Bill Gates, partners announce $635 million in African agriculture investment

The Bill & Melinda Gates Foundation has pledged USD$300 million to support agricultural research to help smallholder farmers in Africa and Asia meet the challenges of climate change.
Bill Gates announced the initiative at this week’s One Planet Summit in Paris, as one of several key investment partnerships in agriculture; the European Commission also has pledged $318 million, along with individual national contributions not yet determined. It’s geared toward crop improvement, protection and management in a world of rising temperatures, extreme weather, pests and poor soil quality.
“Agriculture is the most promising path out of poverty for individuals and countries,” Gates said. “The disproportionate impact of climate change on the world’s poorest people means that there is a more urgent need than ever to help the poorest farmers improve their productivity in the increasingly tough conditions that they continue to face.”
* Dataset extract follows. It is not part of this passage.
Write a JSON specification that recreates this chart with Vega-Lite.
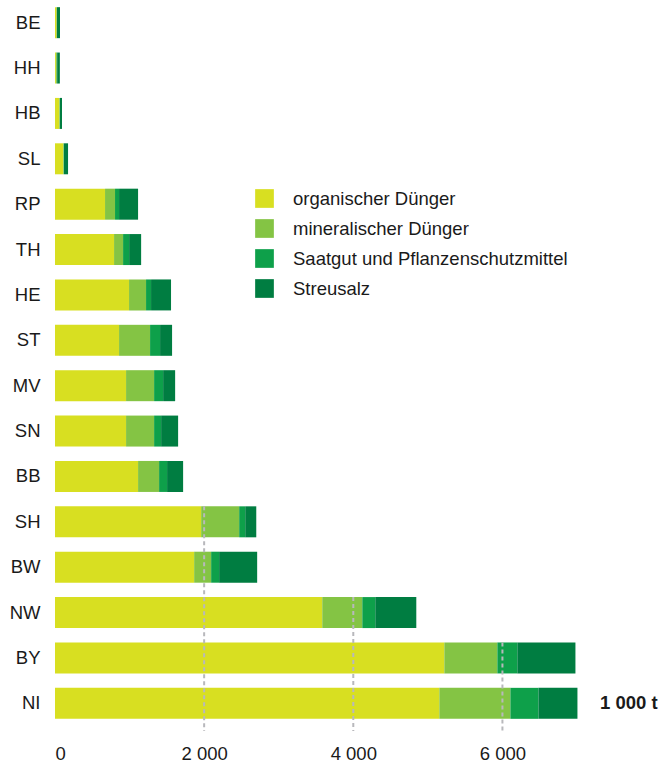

Scientists already are producing drought-tolerant rice and maize and heat-tolerant beans, the foundation said, and developing new ways to detect and control diseases that can destroy cassava and other crops needed to feed 800 million people in West and Central Africa. They’re also developing crops that use less water and fertilizer.
A separate Gates initiative will help to fund more than $17 million in One Planet Fellowships for 600 young African and European researchers who are working to help African farmers adapt to climate change. That five-year program is supported by the BNP Paribas and the Agropolis foundations based in France.